1 saat önce bana mesaj atmış ve görüşlerimi beğendiğini bildirmiş yazar. kendisi 1 saat sonra nasıl silik yemiş. gülsem mi ağlasam mı bilemedim. nitekim iyi insan.
piyasada elinizi sallasanız ilahiyat profesörüne çarptığı mevcut konjüktürde arkadaşın profluk tezi için yapmış olduğu bu dahiyane tespiti de ayrıca alkışlamak gerekir.
psikanalizm anlamında çığır açmış olan bir bilim adamına karşı da her şeyi ''sikişe indirgemiş'' şeklinde zihni sinir bir tespit yaparak psikoloji konusunda gerçekten bir dahi olduğunu kanıtlamış oldu.
theodor herzl ve davdi ben gurion gibi israil devlet büyükleri ile bu denli ilgili olması yine bu arkadaşın uluslararası ilişkiler anlamında bir deha olduğunu gösteriyor.
bunlar ilk bakınca göze çarpanlar. derine inilse kimbilir ne cevherler çıkacak bundan. neyse neticede bir insana hakaret etmeden önce onu biraz tanımak en azından kapasitesini öğrenmek önemlidir. ne demişler...kibritle oynayan ya kendini yakar, yada evini.
Edit: bende bunu akranım falan sanıp ciddiye aldım bir de gördüm ki evladım yaşında çocukmuş.

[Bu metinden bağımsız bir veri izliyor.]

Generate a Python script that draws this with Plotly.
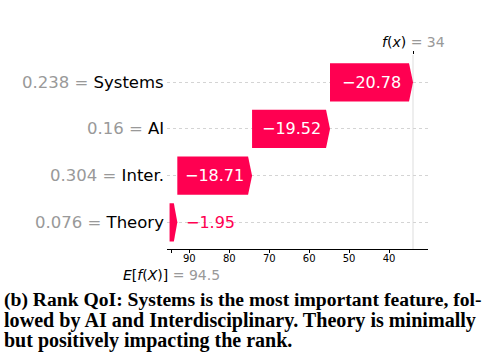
import plotly.graph_objects as go

# ---- data ----
features = ["Systems", "AI", "Inter.", "Theory"]
feature_values = ["0.238", "0.16", "0.304", "0.076"]
shap_values = [-20.78, -19.52, -18.71, -1.95]
fx = 34
expected = 94.5
tick_vals = [90, 80, 70, 60, 50, 40]
caption_lines = [
    "(b) Rank QoI: Systems is the most important feature, fol-",
    "lowed by AI and Interdisciplinary. Theory is minimally",
    "but positively impacting the rank.",
]
caption_sizes = [19.6, 20.1, 20.0]

RED = "#ff0051"
GRAY = "#999999"
W, H = 484, 356
ML, MR, MT, MB = 167, 56, 55, 107
PH = H - MT - MB

def py(pix):
    return (H - MB - pix) / PH

fig = go.Figure()

n = len(features)
ypos = list(range(n - 1, -1, -1))
bar_h = 0.82
head = 1.0
cum = fx
for i, (name, v) in enumerate(zip(features, shap_values)):
    end = cum
    start = cum - v
    y = ypos[i]
    hl = min(head, abs(v) * 0.45)
    xs = [start, end + hl, end, end + hl, start, start]
    ys = [y - bar_h / 2, y - bar_h / 2, y, y + bar_h / 2, y + bar_h / 2, y - bar_h / 2]
    fig.add_trace(go.Scatter(x=xs, y=ys, fill="toself", fillcolor=RED, mode="lines",
                             line=dict(width=0, color=RED), hoverinfo="skip", showlegend=False))
    label = "\u2212" + f"{abs(v):.2f}"
    if abs(v) > 5:
        fig.add_annotation(x=(start + end) / 2, y=y, xref="x", yref="y", text=label,
                           showarrow=False, font=dict(size=16, color="white", family="DejaVu Sans"))
    else:
        fig.add_annotation(x=end, y=y, xref="x", yref="y", text=label, xanchor="left",
                           xshift=7, showarrow=False,
                           font=dict(size=16, color=RED, family="DejaVu Sans"))
    fig.add_annotation(x=0, y=y, xref="paper", yref="y", xanchor="right", xshift=-1,
                       text=f"<span style='color:{GRAY}'>{feature_values[i]} = </span>{name}",
                       showarrow=False, font=dict(size=16.5, color="black", family="DejaVu Sans"))
    cum = start

# f(x) vertical line
fig.add_shape(type="line", x0=fx, x1=fx, xref="x", y0=0, y1=1, yref="paper",
              line=dict(color="#eeeeee", width=2), layer="below")

fig.add_annotation(x=fx, y=1, xref="x", yref="paper", yanchor="bottom", yshift=3,
                   text=f"<i>f</i>(<i>x</i>) <span style='color:{GRAY}'>= {fx}</span>",
                   showarrow=False, font=dict(size=14, color="black", family="DejaVu Sans"))
fig.add_annotation(x=expected, y=0, xref="x", yref="paper", yanchor="top", yshift=-16,
                   text=f"<i>E</i>[<i>f</i>(<i>X</i>)] <span style='color:{GRAY}'>= {expected}</span>",
                   showarrow=False, font=dict(size=14, color="black", family="DejaVu Sans"))

for k, line in enumerate(caption_lines):
    fig.add_annotation(x=0, y=py(300 + 20 * k), xref="paper", yref="paper",
                       xanchor="left", yanchor="middle", xshift=-ML + 2,
                       text=f"<b>{line}</b>", showarrow=False,
                       font=dict(size=caption_sizes[k], color="black", family="Liberation Serif"))

xr = [95.6, 30.25]
fig.update_layout(
    width=W, height=H, margin=dict(l=ML, r=MR, t=MT, b=MB),
    plot_bgcolor="white", paper_bgcolor="white",
    font=dict(family="DejaVu Sans"),
    xaxis=dict(range=xr, showline=True, linecolor="black", linewidth=1, ticks="outside",
               ticklen=3, tickcolor="black", tickvals=[expected] + tick_vals,
               ticktext=[""] + [str(t) for t in tick_vals], tickfont=dict(size=10, color="black"),
               ticklabelstandoff=-3, showgrid=False, zeroline=False),
    xaxis2=dict(range=xr, overlaying="x", side="top", tickvals=[fx], ticks="outside",
                ticklen=3, tickcolor="black", showticklabels=False, showline=False,
                showgrid=False, zeroline=False),
    yaxis=dict(range=[-0.572, n - 1 + 0.585], tickvals=ypos, showticklabels=False,
               showgrid=True, gridcolor="#d4d4d4", griddash="dot", gridwidth=1,
               zeroline=False, showline=False),
)
fig.add_trace(go.Scatter(x=[fx], y=[None], xaxis="x2", showlegend=False, hoverinfo="skip"))

fig.write_html("out.html", post_script="document.body.style.margin='0';",
               config={"displayModeBar": False})
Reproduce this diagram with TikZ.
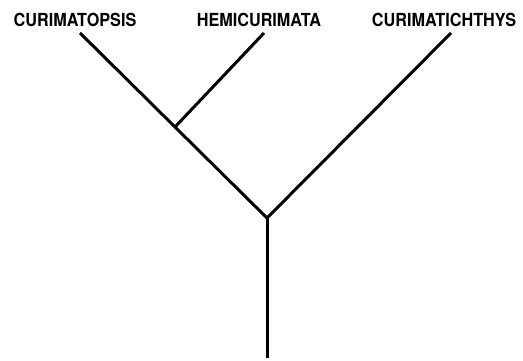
\documentclass[tikz,border=0pt]{standalone}
\usepackage{fontspec}
\setsansfont{TeX Gyre Heros}
\begin{document}
\begin{tikzpicture}[
      x=1pt, y=-1pt,
      taxon/.style={font=\sffamily\bfseries\fontsize{18}{18}\selectfont, inner sep=0pt, xscale=0.9},
      rama/.style={line width=3pt, line cap=butt}
    ]
    \useasboundingbox (0,0) rectangle (523,361);
    % --- nombres de los taxones ---
    \node[taxon] (t1) at (75,20) {CURIMATOPSIS};
    \node[taxon] (t2) at (259,20) {HEMICURIMATA};
    \node[taxon] (t3) at (444,20) {CURIMATICHTHYS};
    % --- extremos y nodos internos ---
    \coordinate (p1) at (80,33);
    \coordinate (p2) at (264,33);
    \coordinate (p3) at (451,33);
    \coordinate (n1) at (175,127);
    \coordinate (n2) at (267,218);
    \coordinate (raiz) at (267,358);
    % --- ramas ---
    \draw[rama] (p1) -- (n1);
    \draw[rama] (p2) -- (n1);
    \draw[rama] (n1) -- (n2);
    \draw[rama] (p3) -- (n2);
    \draw[rama] (n2) -- (raiz);
  \end{tikzpicture}
\end{document}
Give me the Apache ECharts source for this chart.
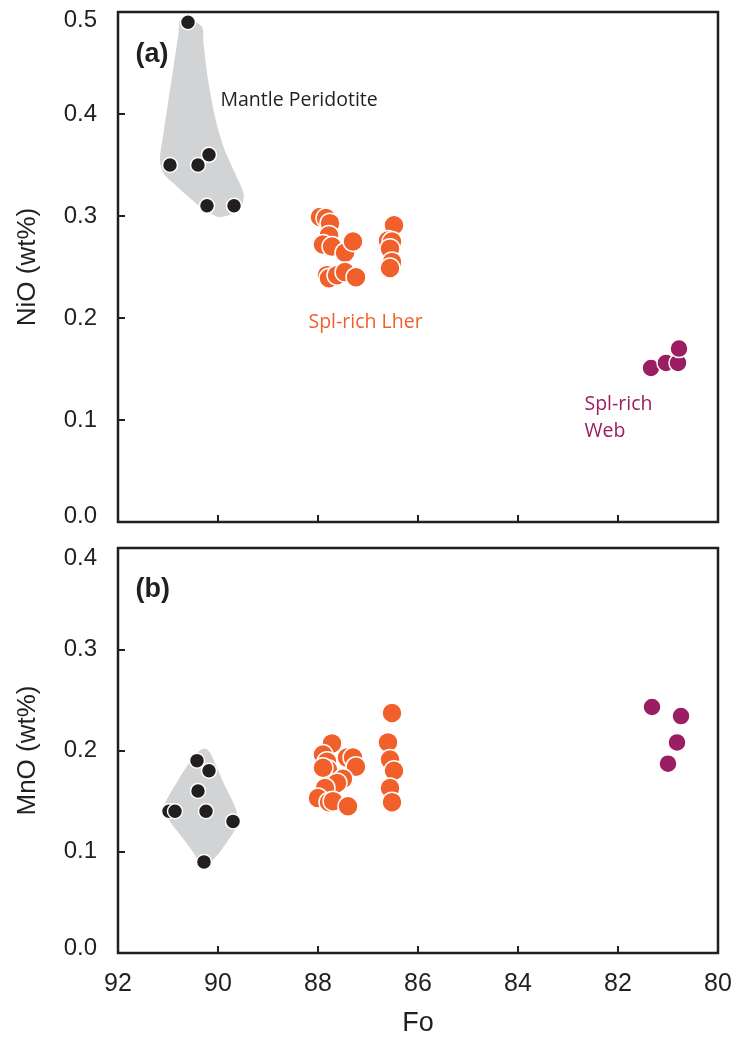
<!DOCTYPE html>
<html><head><meta charset="utf-8">
<script src="https://cdn.jsdelivr.net/npm/echarts@6/dist/echarts.min.js"></script>
<style>html,body{margin:0;padding:0;background:#fff}#c{width:737px;height:1041px}</style>
</head><body><div id="c"></div><script>
// ---- Panel (a): NiO vs Fo ----
const mantleNiO = [[90.6,0.49],[90.96,0.35],[90.4,0.35],[90.18,0.36],[90.22,0.31],[89.68,0.31]];
const lherNiO = [[87.96,0.299],[87.84,0.298],[87.76,0.293],[87.78,0.281],[87.9,0.272],[87.72,0.27],[87.46,0.264],[87.3,0.275],
  [87.82,0.242],[87.78,0.239],[87.62,0.242],[87.46,0.245],[87.24,0.240],
  [86.48,0.291],[86.6,0.276],[86.52,0.275],[86.56,0.268],[86.52,0.255],[86.56,0.249]];
const webNiO = [[81.34,0.151],[81.04,0.156],[80.8,0.156],[80.78,0.170]];
const mantleFieldNiO = [[90.73,0.495],[90.33,0.486],[90.29,0.469],[90.21,0.437],[90.06,0.397],[89.89,0.368],[89.66,0.342],
  [89.49,0.322],[89.53,0.309],[89.69,0.303],[89.96,0.299],[90.16,0.303],[90.43,0.312],[90.89,0.332],[91.09,0.342],
  [91.16,0.355],[91.09,0.381],[90.99,0.414],[90.89,0.446],[90.79,0.479]];
// ---- Panel (b): MnO vs Fo ----
const mantleMnO = [[90.42,0.19],[90.18,0.18],[90.4,0.16],[90.98,0.14],[90.86,0.14],[90.24,0.14],[89.7,0.13],[90.28,0.09]];
const lherMnO = [[87.72,0.207],[87.9,0.196],[87.82,0.189],[87.42,0.193],[87.3,0.193],[87.24,0.184],[87.8,0.181],[87.9,0.183],
  [87.5,0.172],[87.62,0.168],[87.86,0.163],[88.0,0.153],[87.78,0.149],[87.7,0.150],[87.4,0.145],
  [86.52,0.237],[86.6,0.208],[86.56,0.191],[86.48,0.18],[86.56,0.163],[86.52,0.149]];
const webMnO = [[81.32,0.243],[80.74,0.234],[80.82,0.208],[81.0,0.187]];
const mantleFieldMnO = [[90.39,0.199],[90.26,0.202],[90.16,0.198],[90.03,0.184],[89.86,0.165],[89.69,0.148],[89.61,0.135],
  [89.66,0.122],[89.83,0.109],[90.06,0.094],[90.23,0.087],[90.36,0.089],[90.49,0.099],[90.73,0.115],[90.96,0.130],
  [91.09,0.142],[91.03,0.151],[90.83,0.168],[90.63,0.184],[90.49,0.194]];
// ---- Axis settings / tick labels ----
const foRange = [80, 92];
const niORange = [0, 0.5];
const mnORange = [0, 0.4];
// ---- Annotations: [text, Fo, value] ----
const annotA = [["(a)", 91.66, 0.458], ["Mantle Peridotite", 89.96, 0.413], ["Spl-rich Lher", 88.2, 0.196], ["Spl-rich\nWeb", 82.68, 0.102]];
const annotB = [["(b)", 91.66, 0.359]];

const INK = '#231f20', ORANGE = '#f15f2a', PURPLE = '#9b1d62', GRAY = '#d1d3d4';
const chart = echarts.init(document.getElementById('c'), null, {renderer:'canvas'});

const LF = 24;
function yLabel(maxV, padTop, padBot){
  return {
    fontSize: LF, color: INK, fontFamily: 'Liberation Sans', margin: 21,
    formatter: function(v){
      const s = v.toFixed(1);
      if (Math.abs(v - maxV) < 1e-9) return '{t|' + s + '}';
      if (Math.abs(v) < 1e-9) return '{b|' + s + '}';
      return s;
    },
    rich: {
      t: {fontSize: LF, color: INK, fontFamily: 'Liberation Sans', padding: [padTop,0,0,0]},
      b: {fontSize: LF, color: INK, fontFamily: 'Liberation Sans', padding: [0,0,padBot,0]}
    }
  };
}
const tick = {show:true, inside:true, length:7, lineStyle:{color:INK, width:2}};

function polyRender(pts){
  return function(params, api){
    return {type:'polygon', shape:{points: pts.map(p => api.coord(p)), smooth:0.3}, style:{fill:GRAY}};
  };
}
function dots(data, xi, color, size){
  return {type:'scatter', xAxisIndex:xi, yAxisIndex:xi, data:data, symbolSize:size, z:3,
    itemStyle:{color:color, opacity:1, borderColor:'#fff', borderWidth:1.5}, emphasis:{disabled:true}, silent:true};
}
function annots(list, xi){
  const colors = {"Mantle Peridotite":INK, "Spl-rich Lher":ORANGE, "Spl-rich\nWeb":PURPLE};
  return {type:'scatter', xAxisIndex:xi, yAxisIndex:xi, symbolSize:1, silent:true, z:5,
    itemStyle:{color:'rgba(0,0,0,0)'},
    data: list.map(a => {
      const bold = a[0].startsWith('(');
      return {value:[a[1], a[2]], label:{show:true, position:'right', distance:0, formatter:a[0],
        color: colors[a[0]] || INK, fontSize: bold ? 27 : 19.5, fontWeight: bold ? 'bold' : 'normal',
        fontFamily: bold ? 'Liberation Sans' : 'Open Sans', lineHeight: 27, align:'left',
        textBorderWidth:0, opacity:1}};
    })};
}

chart.setOption({
  animation:false,
  backgroundColor:'#fff',
  grid:[
    {left:118, top:12, width:600, height:510, show:true, borderColor:INK, borderWidth:2.5, backgroundColor:'transparent', outerBoundsMode:'none'},
    {left:118, top:548, width:600, height:405, show:true, borderColor:INK, borderWidth:2.5, backgroundColor:'transparent', outerBoundsMode:'none'}
  ],
  xAxis:[
    {type:'value', gridIndex:0, min:foRange[0], max:foRange[1], interval:2, inverse:true,
      axisLine:{show:false}, axisTick:tick, axisLabel:{show:false}, splitLine:{show:false}},
    {type:'value', gridIndex:1, min:foRange[0], max:foRange[1], interval:2, inverse:true,
      axisLine:{show:false}, axisTick:tick, splitLine:{show:false},
      axisLabel:{fontSize:25, color:INK, fontFamily:'Liberation Sans', margin:19},
      name:'Fo', nameLocation:'middle', nameGap:57, nameTextStyle:{fontSize:27, color:INK, fontFamily:'Liberation Sans'}}
  ],
  yAxis:[
    {type:'value', gridIndex:0, min:niORange[0], max:niORange[1], interval:0.1,
      axisLine:{show:false}, axisTick:tick, splitLine:{show:false}, axisLabel:yLabel(niORange[1], 16, 12),
      name:'NiO (wt%)', nameLocation:'middle', nameGap:77, nameRotate:90,
      nameTextStyle:{fontSize:26, color:INK, fontFamily:'Liberation Sans'}},
    {type:'value', gridIndex:1, min:mnORange[0], max:mnORange[1], interval:0.1,
      axisLine:{show:false}, axisTick:tick, splitLine:{show:false}, axisLabel:yLabel(mnORange[1], 20, 10),
      name:'MnO (wt%)', nameLocation:'middle', nameGap:77, nameRotate:90,
      nameTextStyle:{fontSize:26, color:INK, fontFamily:'Liberation Sans'}}
  ],
  series:[
    {type:'custom', xAxisIndex:0, yAxisIndex:0, data:[[86,0.25]], renderItem:polyRender(mantleFieldNiO), z:1, silent:true},
    {type:'custom', xAxisIndex:1, yAxisIndex:1, data:[[86,0.2]], renderItem:polyRender(mantleFieldMnO), z:1, silent:true},
    dots(mantleNiO, 0, INK, 15),
    dots(lherNiO, 0, ORANGE, 20),
    dots(webNiO, 0, PURPLE, 18),
    dots(mantleMnO, 1, INK, 15),
    dots(lherMnO, 1, ORANGE, 20),
    dots(webMnO, 1, PURPLE, 18),
    annots(annotA, 0),
    annots(annotB, 1)
  ]
});
</script></body></html>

şahi topu ingiltere'ye hediye eden zihniyetin uşak bir zihniyet olduğunu söyleyen yandaştır. böyle yazarken isim vermemişti. yani topu kim verdiyse, kendi değer yargılarına göre "uşak zihniyetli" olması lazım geliyordu.
fakat topu verenin sandığı (ama ismini vermediği!) kişi olmayıp, cennetmekan sultan abdülaziz han olduğu ortaya çıkınca entrysini siliverdi! öyle yapacağını tahmin ettiğim için bir kopyasını yukarıda muhafaza etmiştim.
değer yargıları adamına göre değişen bir kişinin, değer yargılarının bir ciddiyeti olabilir mi?